Google has collaborated with African universities and research institutions to launch WAXAL, an open-source speech database designed to support the development of voice-based artificial intelligence for African languages. 

African institutions, including Makerere University in Uganda, the University of Ghana, Digital Umuganda in Rwanda, and the African Institute for Mathematical Sciences (AIMS), participated in the data collection for this initiative. The dataset provides foundational data for 21 Sub-Saharan African languages, including Hausa, Luganda, Yoruba, and Acholi.

WAXAL is designed to support the development of speech recognition systems, voice assistants, text-to-speech tools, and other voice-enabled applications across sectors such as education, healthcare, agriculture, and public services.

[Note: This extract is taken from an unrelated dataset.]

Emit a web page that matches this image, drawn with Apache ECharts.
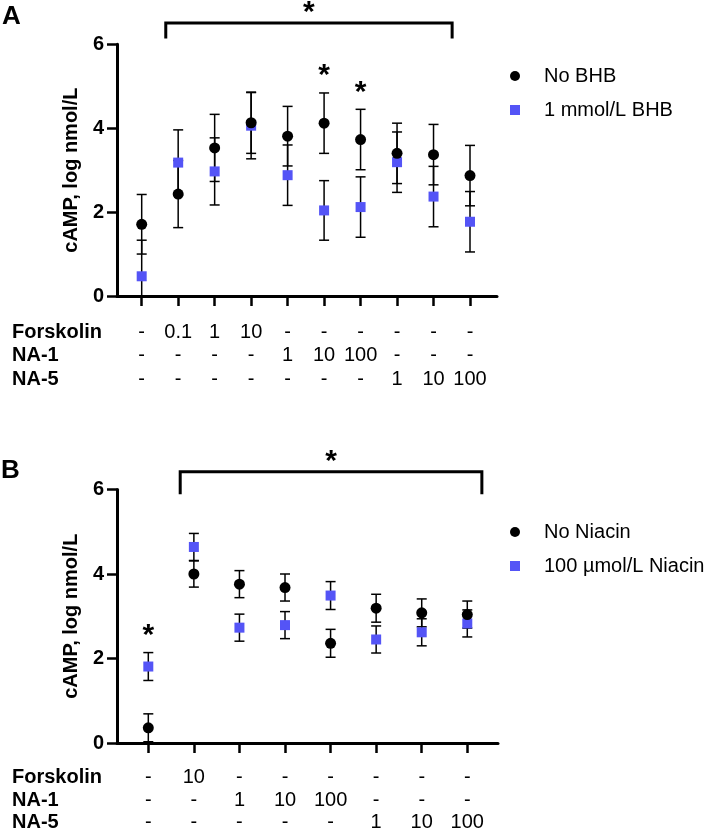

“This dataset provides the critical foundation for students, researchers, and entrepreneurs to build technology on their own terms, in their own languages,” said Aisha Walcott-Bryantt, Head of Google Research Africa

WAXAL’s launch comes amid growing efforts across Africa to develop language technologies that reflect local cultures and realities. 

In September 2025, the Nigerian government unveiled N-ATLAS, an open-source language model capable of recognising and transcribing spoken words and generating text, in Yoruba, Hausa, Igbo, and Nigerian-accented English. 

Similar initiatives are emerging in the private sector, where startups such as  South Africa’s Lelapa AI are building tools like Vulavula, which offers speech recognition, translation, and sentiment analysis. 

By making this speech dataset openly accessible, WAXAL provides the fuel for a growing wave of homegrown efforts to bring African languages into the digital age.

Although Sub-Saharan Africa is home to more than 2,000 languages, reports suggest that fewer than 5% of those languages have the resources needed for Natural Language Processing (NLP), which allows computers to understand and comprehend human language. This lack of representation in training datasets limits the effectiveness of speech recognition and text-to-speech systems for African users.  

Developed over three years with funding and technical support from Google, WAXAL addresses a major gap in global AI development.

WAXAL provides speech data for 21 Sub-Saharan African languages, including Fulani (Fula), Hausa, Igbo, Ikposo (Kposo), Swahili, and Yoruba. The dataset contains more than 11,000 hours of speech drawn from nearly two million individual recordings. 

Under the project’s partnership model, contributing institutions retain ownership of the data they collected, while making it openly available to researchers and developers worldwide.

“For AI to have a real impact in Africa, it must speak our languages and understand our contexts,” Joyce Nakatumba-Nabende, Senior Lecturer at Makerere University’s School of Computing and Information Technology, said. 

“The WAXAL dataset gives our researchers the high-quality data they need to build speech technologies that reflect our unique communities.”